Hayes begs off the assignment of the biographer. This is not a book “about” Etheridge Knight, or anyone else. “I felt I had two choices,” Hayes writes: “a rigorously researched biography or a rigorously imagined biography.” He opted for the latter. “I sidestepped research for guesswork; I was reading between the lines of photographs, interviews, letters, maps, scraps of details.” For part of “To Float,” the alibi of “biography” helps Hayes avoid autobiography. But he’s as canny as ever. Consider: Early in the book, Eunice Knight-Bowens, Etheridge’s sister, tells Hayes that Etheridge was the third of seven children. Hayes shares that he “did not ask Eunice why he, and not one of his older brothers, Charles and Floydell, was named after his father.” Over a hundred pages later, Hayes confides: “My younger brother, James L. Hayes II, has my father’s name because James L. Hayes is, biologically speaking, not my father.” Instead of “guesswork,” lyrical rigor floats in the space between Knight and Hayes. He concludes: “My biography about Knight would be about intimacy, heartache.” O.K. But whose?

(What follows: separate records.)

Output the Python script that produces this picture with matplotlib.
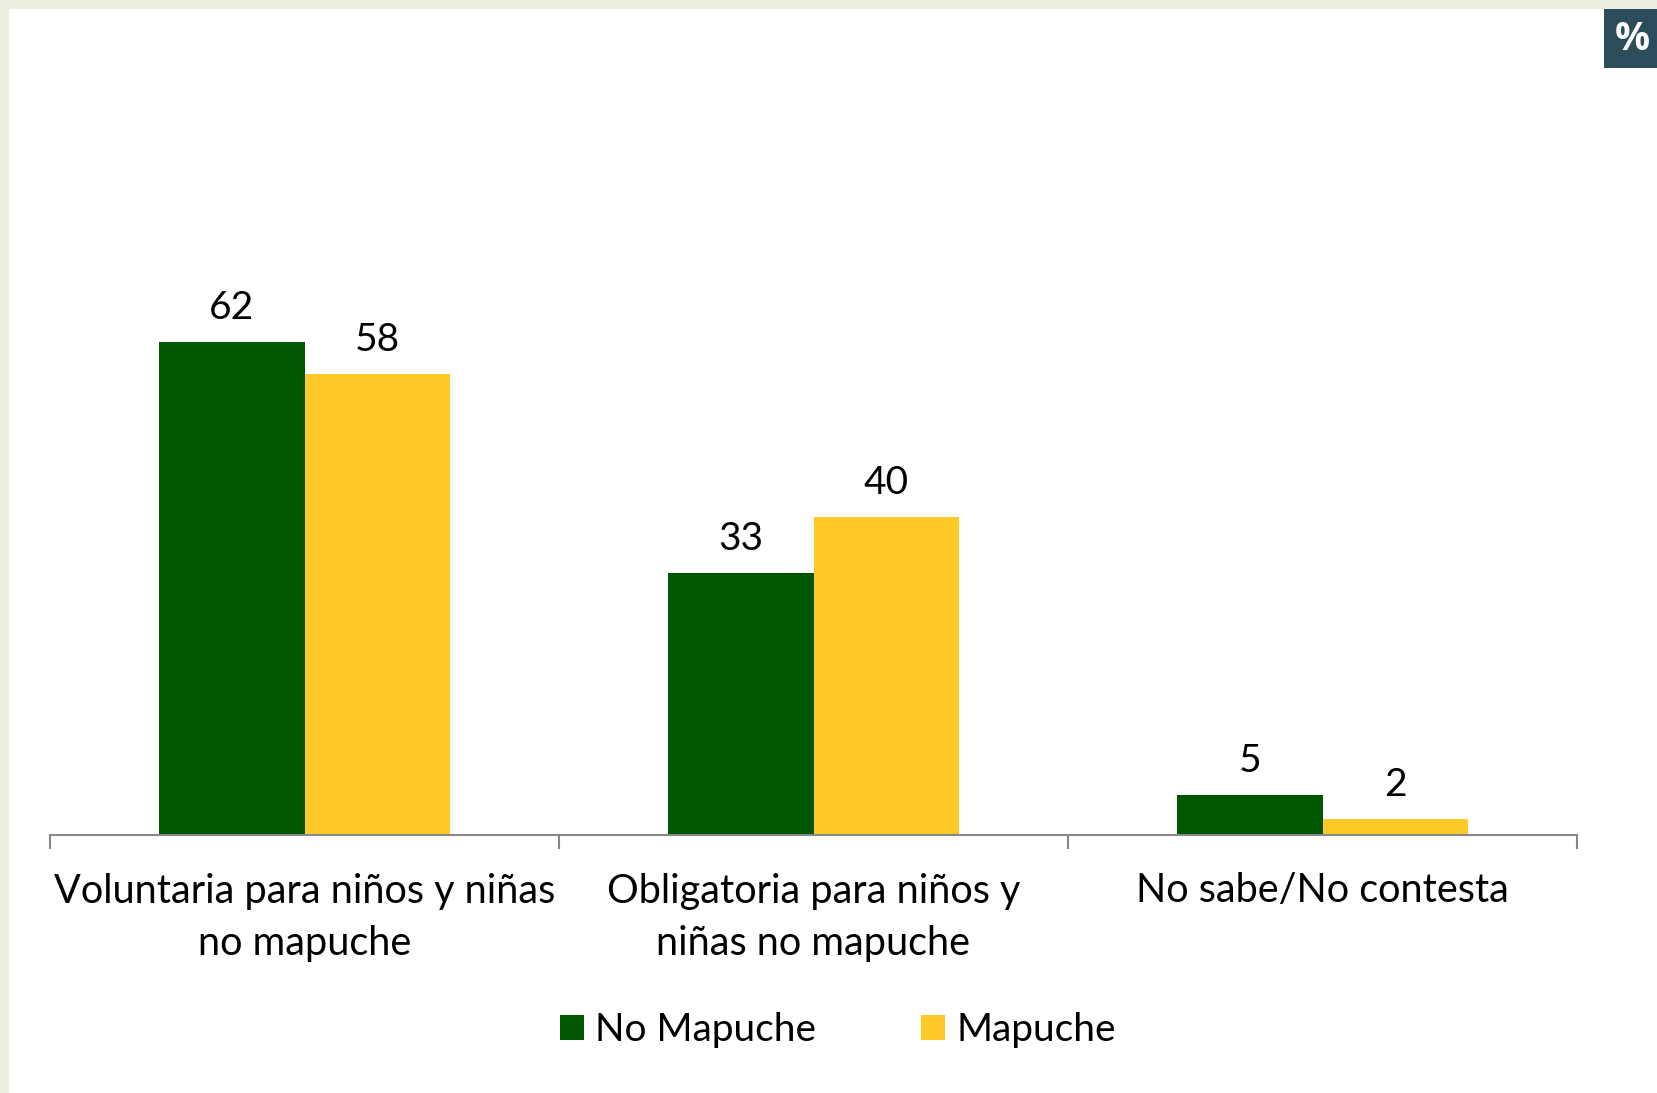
import matplotlib
matplotlib.use("Agg")
import matplotlib.pyplot as plt
from matplotlib.patches import Rectangle, Patch
import numpy as np

categories = ["Voluntaria para niños y niñas\nno mapuche",
              "Obligatoria para niños y\nniñas no mapuche",
              "No sabe/No contesta"]
series_names = ["No Mapuche", "Mapuche"]
no_mapuche = [62, 33, 5]
mapuche = [58, 40, 2]
colors = ["#005700", "#FFCA27"]

plt.rcParams['font.family'] = ['Lato', 'DejaVu Sans']

W, H = 1657, 1093
fig = plt.figure(figsize=(W/100, H/100), dpi=100)
fig.patch.set_facecolor("white")

# decorative border strips
fig.patches.append(Rectangle((0, 1 - 9/H), 1, 9/H, transform=fig.transFigure,
                             facecolor="#EDF0E0", edgecolor="none", zorder=0))
fig.patches.append(Rectangle((0, 0), 9/W, 1, transform=fig.transFigure,
                             facecolor="#EDF0E0", edgecolor="none", zorder=0))
# % box
fig.patches.append(Rectangle((1604/W, 1 - 68/H), 53/W, 59/H, transform=fig.transFigure,
                             facecolor="#2B4D5B", edgecolor="none", zorder=1))
fig.text(1632/W, 1 - 39/H, "%", color="white", fontsize=28, fontweight="bold",
         ha="center", va="center", family=["Open Sans", "DejaVu Sans"])

left, right = 50/W, 1577/W
bottom = (H - 835)/H
top = 1 - 120/H
ax = fig.add_axes([left, bottom, right - left, top - bottom])
ax.set_facecolor("none")

x = np.arange(len(categories))
bw = 0.285
ax.bar(x - bw/2, no_mapuche, bw, color=colors[0], label=series_names[0])
ax.bar(x + bw/2, mapuche, bw, color=colors[1], label=series_names[1])

for xi, v in zip(x - bw/2, no_mapuche):
    ax.annotate(str(v), (xi, v), xytext=(0, 34), textcoords="offset pixels",
                ha="center", va="center", fontsize=28)
for xi, v in zip(x + bw/2, mapuche):
    ax.annotate(str(v), (xi, v), xytext=(0, 34), textcoords="offset pixels",
                ha="center", va="center", fontsize=28)

ax.set_xlim(-0.5, 2.5)
ax.set_ylim(0, 90)
for s in ["top", "right", "left"]:
    ax.spines[s].set_visible(False)
ax.spines["bottom"].set_color("#888888")
ax.spines["bottom"].set_linewidth(1.5)
ax.set_yticks([])
ax.set_xticks([-0.5, 0.5, 1.5, 2.5])
ax.set_xticklabels([])
ax.tick_params(axis="x", which="major", direction="out", length=10, width=1.5, color="#888888")
ax.set_xticks(x, minor=True)
ax.set_xticklabels(categories, minor=True, fontsize=28.5, linespacing=1.5)
ax.tick_params(axis="x", which="minor", length=0, pad=27)

handles = [Patch(facecolor=colors[0]), Patch(facecolor=colors[1])]
fig.legend(handles, series_names, loc="center", bbox_to_anchor=(838/W, 1 - 1030/H),
           ncol=2, frameon=False, fontsize=28, handlelength=0.6, handleheight=0.6,
           handletextpad=0.3, columnspacing=2.7)

fig.savefig("out.png", dpi=100, facecolor="white")
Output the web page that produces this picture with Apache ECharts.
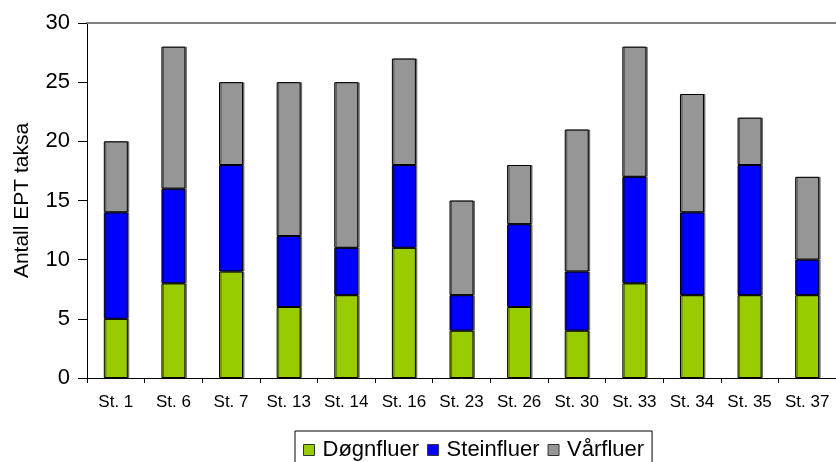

Ultimately, “To Float” charts an intimate “inflow” of selves and methods. Hayes accepts that the “future Etheridge Knight biographer will simultaneously write an autobiography,” then follows with a chapter, “My Genes,” in which he steps far from the spotlight of the famed poet’s stage and travels to Columbia, S.C., to investigate his paternal ancestry. Hayes meets Earthell “Butch” Tyler Jr., the father he didn’t know about until he was 18, along with a series of younger brothers and at least two of their mothers, all for the first time.

We come along as Hayes kicks it, almost, with the kinfolk (to steal a line from Knight), and we listen over his shoulder to tales of a quasi-heroic grandfather, Earthell Tyler Sr., who made a military career away from his wife even as she added children to the family while her husband was away. We learn that the senior Tyler was killed in Vietnam in 1965, awarded the Purple Heart and the Bronze Star. Hayes — like the successful college professor and poet he is — tries to decide if he’s listening to stories of shameful abandonment or heroic valor, deciding again and again that “the truth was more layered” than available terms allow. Seeking more details that might — but probably won’t — pierce the layers in his newfound family’s legacy, Hayes embraces the through line that Butch Tyler offers about their legacy, one of openness: “He used to kiss me,” Tyler tells Hayes. “You come from a long line of loving men.”

The legacy Hayes’s search unearths is practical as well as ideal, the challenge of men who refused to make their “long line of loving” a synonym for control and ownership, of soldiers who had enough of warfare. Hayes asks was his grandfather funny, or shy, or serious? He’s told: “He was serious. But on the other hand, he was like me. He wasn’t the kind of guy to kick the door in and shoot you” for messing with his woman. Challenged and moved, and maybe changed, by what he’s found, Hayes reports: “Thinking about it on the plane home, I had to put my hand over my eyes.” Through such deeply felt and finely wrought eddies of narrative drift, “To Float in the Space Between” confronts the reader with many such moments of angular reflection and renewed recognition.

“Vital. Vital,” is how the poet Gwendolyn Brooks began her lyrical preface to Etheridge Knight’s first pamphlet of poems, “Poems From Prison.” Vital meaning living, and meaning necessary. With a similar double-edged vitality, “To Float in the Space Between” drifts into a growing chorus of autobiographical writings — including such recent books as Yrsa Daley-Ward’s “The Terrible,” Darnell Moore’s “No Ashes in the Fire” and Kiese Laymon’s “Heavy” — that put practical, stress-tested flesh on the closing sentence of Brooks’s preface: “And there is blackness, inclusive, possessed and given; freed and terrible and beautiful.”

Ed Pavlic’s latest book, the novel “Another Kind of Madness,” will be published in March.